→ SHORT PROBLEM
Extract everything from the first line through the line with "const weights = [14, 18, 13, 15, 15, 14, 8];", both ends included, except for any pictures.

→ DATA PROVIDED
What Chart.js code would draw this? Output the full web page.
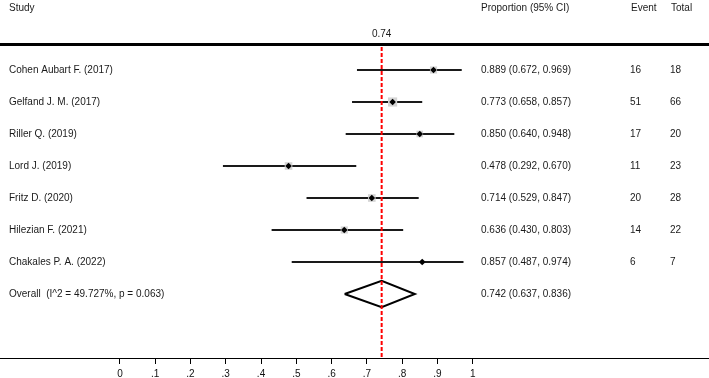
<!DOCTYPE html>
<html lang="en">
<head>
  <meta charset="UTF-8" />
  <title>Forest plot - proportion</title>
  <script src="https://cdn.jsdelivr.net/npm/chart.js"></script>
  <style>
    body {
      margin: 0;
      background-color: #fff;
    }
    .chart-box {
      width: 709px;
      height: 378px;
    }
  </style>
</head>
<body>
  <div class="chart-box">
    <canvas id="forestChart"></canvas>
  </div>

  <script>
    const studies = [
      'Cohen Aubart F. (2017)',
      'Gelfand J. M. (2017)',
      'Riller Q. (2019)',
      'Lord J. (2019)',
      'Fritz D. (2020)',
      'Hilezian F. (2021)',
      'Chakales P. A. (2022)'
    ];
    const proportion = [0.889, 0.773, 0.850, 0.478, 0.714, 0.636, 0.857];
    const ciLow = [0.672, 0.658, 0.640, 0.292, 0.529, 0.430, 0.487];
    const ciHigh = [0.969, 0.857, 0.948, 0.670, 0.847, 0.803, 0.974];
    const events = [16, 51, 17, 11, 20, 14, 6];
    const totals = [18, 66, 20, 23, 28, 22, 7];
    // rough study weights (%), read from the grey box sizes
    const weights = [14, 18, 13, 15, 15, 14, 8];

    const overallLabel = 'Overall  (I^2 = 49.727%, p = 0.063)';
    const overallEst = [0.742];
    const overallLow = [0.637];
    const overallHigh = [0.836];

    const tickValues = [0, 0.1, 0.2, 0.3, 0.4, 0.5, 0.6, 0.7, 0.8, 0.9, 1];
    const tickLabels = ['0', '.1', '.2', '.3', '.4', '.5', '.6', '.7', '.8', '.9', '1'];

    const FONT = '10px "Liberation Sans", Arial, sans-serif';
    const overallRow = studies.length;
    const diamondHalf = 0.41;

    function fmt(v) {
      return v.toFixed(3);
    }

    // one line per confidence interval
    const ciSets = studies.map((s, i) => ({
      label: s,
      data: [{ x: ciLow[i], y: i }, { x: ciHigh[i], y: i }],
      showLine: true,
      borderColor: '#1a1a1a',
      borderWidth: 1.8,
      pointRadius: 0,
      order: 4
    }));

    const datasets = ciSets.concat([
      {
        label: 'overall',
        data: [
          { x: overallLow[0], y: overallRow },
          { x: overallEst[0], y: overallRow - diamondHalf },
          { x: overallHigh[0], y: overallRow },
          { x: overallEst[0], y: overallRow + diamondHalf },
          { x: overallLow[0], y: overallRow }
        ],
        showLine: true,
        borderColor: '#000',
        borderWidth: 2,
        backgroundColor: '#fff',
        pointRadius: 0,
        order: 3
      },
      {
        label: 'pooled line',
        data: [{ x: overallEst[0], y: -0.72 }, { x: overallEst[0], y: 9 }],
        showLine: true,
        borderColor: '#ff0000',
        borderWidth: 2,
        borderDash: [4, 2],
        pointRadius: 0,
        order: 2
      },
      {
        label: 'weights',
        data: proportion.map((p, i) => ({ x: p, y: i })),
        pointStyle: 'rect',
        pointRadius: weights.map(w => w * 0.36),
        backgroundColor: '#d4d4d4',
        borderWidth: 0,
        order: 1
      },
      {
        label: 'estimates',
        data: proportion.map((p, i) => ({ x: p, y: i })),
        pointStyle: 'rectRot',
        pointRadius: 3.3,
        backgroundColor: '#000',
        borderColor: '#000',
        borderWidth: 0,
        order: 0
      }
    ]);

    const textPlugin = {
      id: 'forestText',
      afterDraw(chart) {
        const ctx = chart.ctx;
        const xs = chart.scales.x;
        const ys = chart.scales.y;
        ctx.save();
        ctx.font = FONT;
        ctx.fillStyle = '#1a1a1a';
        ctx.textBaseline = 'middle';
        ctx.textAlign = 'left';

        // header
        ctx.fillText('Study', 9, 8);
        ctx.fillText('Proportion (95% CI)', 481, 8);
        ctx.fillText('Event', 631, 8);
        ctx.fillText('Total', 671, 8);

        ctx.textAlign = 'center';
        ctx.fillText(overallEst[0].toFixed(2), xs.getPixelForValue(overallEst[0]), 34);

        // thick rule under header
        ctx.fillStyle = '#000';
        ctx.fillRect(0, 43, chart.width, 3);

        ctx.fillStyle = '#1a1a1a';
        ctx.textAlign = 'left';
        studies.forEach((s, i) => {
          const y = ys.getPixelForValue(i);
          ctx.fillText(s, 9, y);
          ctx.fillText(fmt(proportion[i]) + ' (' + fmt(ciLow[i]) + ', ' + fmt(ciHigh[i]) + ')', 481, y);
          ctx.fillText(String(events[i]), 630, y);
          ctx.fillText(String(totals[i]), 670, y);
        });
        const yo = ys.getPixelForValue(overallRow);
        ctx.fillText(overallLabel, 9, yo);
        ctx.fillText(fmt(overallEst[0]) + ' (' + fmt(overallLow[0]) + ', ' + fmt(overallHigh[0]) + ')', 481, yo);
        ctx.restore();
      }
    };

    new Chart(document.getElementById('forestChart'), {
      type: 'scatter',
      data: { datasets },
      options: {
        responsive: true,
        maintainAspectRatio: false,
        animation: false,
        layout: {
          autoPadding: false,
          padding: { top: 0, left: 0, right: 0, bottom: -6 }
        },
        plugins: {
          legend: { display: false },
          tooltip: { enabled: false }
        },
        scales: {
          x: {
            type: 'linear',
            min: -0.34,
            max: 1.67,
            afterBuildTicks: scale => {
              scale.ticks = tickValues.map(v => ({ value: v }));
            },
            ticks: {
              padding: 4,
              color: '#111',
              font: { family: '"Liberation Sans", Arial, sans-serif', size: 10 },
              callback: (value, index) => tickLabels[index]
            },
            grid: {
              display: true,
              drawOnChartArea: false,
              drawTicks: true,
              tickLength: 6,
              color: '#000'
            },
            border: { display: true, color: '#000', width: 1 }
          },
          y: {
            type: 'linear',
            display: false,
            reverse: true,
            min: -2.1875,
            max: 9
          }
        }
      },
      plugins: [textPlugin]
    });
  </script>
</body>
</html>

→ REPLY
What Chart.js code would draw this? Output the full web page.
<!DOCTYPE html>
<html lang="en">
<head>
  <meta charset="UTF-8" />
  <title>Forest plot - proportion</title>
  <script src="https://cdn.jsdelivr.net/npm/chart.js"></script>
  <style>
    body {
      margin: 0;
      background-color: #fff;
    }
    .chart-box {
      width: 709px;
      height: 378px;
    }
  </style>
</head>
<body>
  <div class="chart-box">
    <canvas id="forestChart"></canvas>
  </div>

  <script>
    const studies = [
      'Cohen Aubart F. (2017)',
      'Gelfand J. M. (2017)',
      'Riller Q. (2019)',
      'Lord J. (2019)',
      'Fritz D. (2020)',
      'Hilezian F. (2021)',
      'Chakales P. A. (2022)'
    ];
    const proportion = [0.889, 0.773, 0.850, 0.478, 0.714, 0.636, 0.857];
    const ciLow = [0.672, 0.658, 0.640, 0.292, 0.529, 0.430, 0.487];
    const ciHigh = [0.969, 0.857, 0.948, 0.670, 0.847, 0.803, 0.974];
    const events = [16, 51, 17, 11, 20, 14, 6];
    const totals = [18, 66, 20, 23, 28, 22, 7];
    // rough study weights (%), read from the grey box sizes
    const weights = [14, 18, 13, 15, 15, 14, 8];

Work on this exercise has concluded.